Tuesday, April 22, 2008

How the Labour government has hurt the poor

From Spectator Fraser Nelson who in my opinion is one of the best journalists at the moment.

Why are all these Labour MPs worried about the 10p tax? It is the least of the ways in which this Labour government has hurt the poor over its years in government. Let me count the ways – well, half a dozen anyway:

1) Sink schools. By granting LEAs monopoly control over education provision, bureaucrats have keep bad schools going by forcing children there. It’s the children of the poor, however. Reform points this out in its excellent social mobility report today (pdf, p15). While 47 per cent of students achieved five decent GCSEs last year, this was true for just 20% of those eligible for free schools meals. The inequality is getting worse, not better. To paraphrase Neil Kinnock, is this because the poor kids are thick? Nope. It’s because the Labour Party is on the side of the system - and not the poorest pupils.

2) Worst Hospitals.

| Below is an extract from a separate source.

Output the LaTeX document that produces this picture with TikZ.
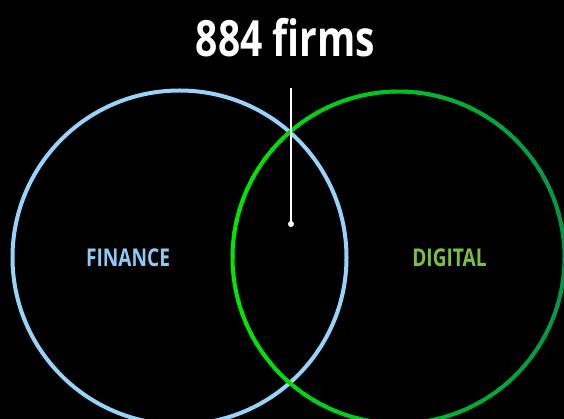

The NHS, like all bureaucracies, responds best to those who complain loudest – the middle class. So the poorest get the worst deal. Patients in deprived areas, despite being in more need of hip replacements are much less likely to get them – as this seminal Civitas pamphlet shows.

3) Poorest getting poorer. In 2001/02 the disposable income of the poorest 10% was £91 a week. The latest data (for 2005/06) has it as £89 a week (pdf, p100). These are real-terms comparisons with a staggering truth: the poorest are now getting poorer under Labour. Why? Because Brown’s policies are focused on those just below his made-up poverty boundary of 60% of the average income. Cross this arbitrary boundary and you (and your children) can be deemed “lifted out of poverty” and inserted in a Labour Party speech. But the very poorest don’t stand a chance of crossing this boundary – so they are forgotten. Leftie disdain for the lumpenproletariat is alive and well.

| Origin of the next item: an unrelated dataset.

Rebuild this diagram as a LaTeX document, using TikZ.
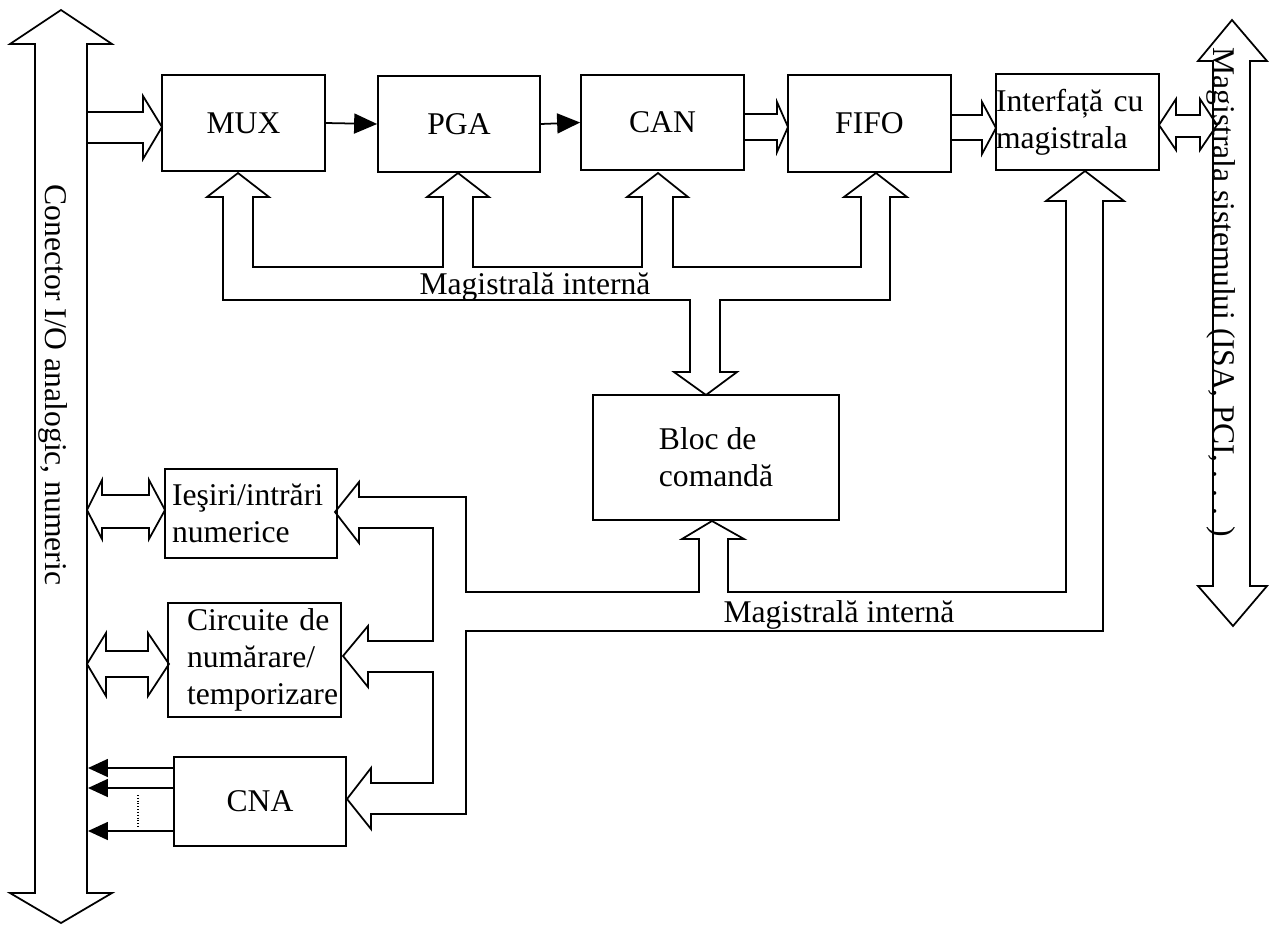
\documentclass[tikz,border=0pt]{standalone}
\usepackage{fontspec}
\setmainfont{Liberation Serif}
\usetikzlibrary{arrows.meta}
\hyphenpenalty=10000

\begin{document}
\begin{tikzpicture}[x=0.02cm, y=-0.02cm, line width=1pt,
    font=\fontsize{18}{21}\selectfont,
    blk/.style={draw, inner sep=0pt, align=center},
    sig/.style={-{Triangle[length=0.46cm, width=0.4cm]}},
    outsig/.style={-{Triangle[length=0.4cm, width=0.36cm]}}]
            \useasboundingbox (0,0) rectangle (1269,924);
            \node [blk, minimum width=3.26cm, minimum height=1.92cm] (mux) at (243.5,123) {MUX};
            \node [blk, minimum width=3.24cm, minimum height=1.92cm] (pga) at (459,124) {PGA};
            \node [blk, minimum width=3.26cm, minimum height=1.9cm] (can) at (662.5,122.5) {CAN};
            \node [blk, minimum width=3.26cm, minimum height=1.94cm] (fifo) at (869.5,123.5) {FIFO};
            \node [blk, minimum width=3.26cm, minimum height=1.92cm, text width=3.26cm, align=left] (intf) at (1077.5,122) {Interfață cu\\magistrala};
            \node [blk, minimum width=4.92cm, minimum height=2.5cm, align=left] (cmd) at (716,457.5) {Bloc de\\comandă};
            \node [blk, minimum width=3.44cm, minimum height=1.78cm, text width=3.16cm, inner xsep=0.14cm, align=left] (io) at (251,513.5) {Ieşiri/intrări\\numerice};
            \node [blk, minimum width=3.46cm, minimum height=2.28cm, text width=2.7cm, inner xsep=0.38cm, align=left] (cnt) at (254.5,660) {\mbox{Circuite de}\\\mbox{numărare/}\\\mbox{temporizare}};
            \node [blk, minimum width=3.44cm, minimum height=1.78cm] (cna) at (260,801.5) {CNA};
            \draw (35,44) -- (10,44) -- (61,10) -- (112,44) -- (87,44) -- (87,893) -- (112,893) -- (61,923) -- (10,893) -- (35,893) -- cycle;
            \node [rotate=-90] (conlbl) at (53,385) {Conector I/O analogic, numeric};
            \draw (1213,61) -- (1198,61) -- (1232,20) -- (1267,61) -- (1250,61) -- (1250,586) -- (1267,586) -- (1233,626) -- (1198,586) -- (1213,586) -- cycle;
            \node [rotate=-90] (syslbl) at (1221,292) {Magistrala sistemului (ISA, PCI, . . . )};
            \draw (87,112) -- (143,112) -- (143,96) -- (162,127) -- (143,159) -- (143,143) -- (87,143);
            \draw (744,114) -- (777,114) -- (777,102) -- (788,127) -- (777,152) -- (777,140) -- (744,140);
            \draw (951,115) -- (982,115) -- (982,102) -- (996,128) -- (982,154) -- (982,140) -- (951,140);
            \draw (1176,115) -- (1200,115) -- (1200,99) -- (1217,125) -- (1200,150) -- (1200,137) -- (1176,137) -- (1176,150) -- (1159,125) -- (1176,99) -- cycle;
            \draw [sig] (mux.east) -- (pga.west);
            \draw [sig] (pga.east) -- (can.west);
            \draw (690,372) -- (690,300) -- (223,300) -- (223,197) -- (207,197) -- (238,173) -- (269,197) -- (253,197) -- (253,267)
                -- (443,267) -- (443,197) -- (427,197) -- (458,173) -- (489,197) -- (473,197) -- (473,267)
                -- (642,267) -- (642,197) -- (627,197) -- (658,173) -- (688,197) -- (673,197) -- (673,267)
                -- (861,267) -- (861,197) -- (844,197) -- (876,173) -- (907,197) -- (890,197) -- (890,300)
                -- (720,300) -- (720,372) -- (737,372) -- (706,395) -- (674,372) -- cycle;
            \node [anchor=base] (bus1) at (535,294) {Magistrală internă};
            \draw (699,539) -- (699,592) -- (466,592) -- (466,497) -- (359,497) -- (359,482) -- (335,512) -- (359,543) -- (359,528)
                -- (433,528) -- (433,641) -- (368,641) -- (368,626) -- (343,656) -- (368,687) -- (368,672)
                -- (433,672) -- (433,783) -- (371,783) -- (371,768) -- (347,799) -- (371,829) -- (371,814)
                -- (466,814) -- (466,631) -- (1103,631) -- (1103,201) -- (1124,201) -- (1085,171) -- (1046,201) -- (1066,201)
                -- (1066,592) -- (728,592) -- (728,539) -- (744,539) -- (712,521) -- (682,539) -- cycle;
            \node [anchor=base] (bus2) at (839,622) {Magistrală internă};
            \draw (102,495) -- (149,495) -- (149,480) -- (165,510) -- (149,539) -- (149,528) -- (102,528) -- (102,539) -- (87,510) -- (102,480) -- cycle;
            \draw (106,651) -- (148,651) -- (148,633) -- (169,664) -- (148,696) -- (148,677) -- (106,677) -- (106,696) -- (87,664) -- (106,633) -- cycle;
            \coordinate (o1) at (88,768);
            \coordinate (o2) at (88,788);
            \coordinate (o3) at (88,831);
            \draw [outsig] (cna.west |- o1) -- (o1);
            \draw [outsig] (cna.west |- o2) -- (o2);
            \draw [outsig] (cna.west |- o3) -- (o3);
            \draw [densely dotted, line width=0.6pt] (138,795) -- (138,827);
        \end{tikzpicture}
\end{document}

4) Welfare Dependency. When Labour came to power 5.7m were on out-of-work benefits. After ten years of the economic boom it’s 5.2m – most of the new jobs have gone to or been created by immigrants on whose work ethic Brown has depended. Once, Labour referred to idleness as a “giant evil”. Now, Brown has institutionalised it.

5) Protection from crime. Those living in poor neighbourhoods are 2 times as likely to be robbed and 2.5 times as likely be a victim of violent crime than those living in rich ones, according to the Home Office (pdf, p117). Where I live in Richmond, police are now everywhere – especially fond of patrolling the crime-free towpath of a spring evening. Head into the crime-ridden estates and there’s barely a police car to be seen. You’re now more likely be shot in Lambeth than East Bronx – but people like me are safer than ever.

6) Taxation. Since Labour came to power the number of income tax payers has rocketed by 20% to 31.6m as more and more of the low-paid are being outrageously caught in the tax trap. Then asked to apply for some of their money back in tax credit and be grateful for it. A quarter of those eligible for tax credits don’t claim them, and don’t enter this labyrinth of paperwork. Result? Brown’s cunning “fiscal drag” has ensnared in his complex tax system millions of families struggling to make ends meet. (HMRC pdf, p2). These are the people hit when the starting rate of tax is doubled to 20p.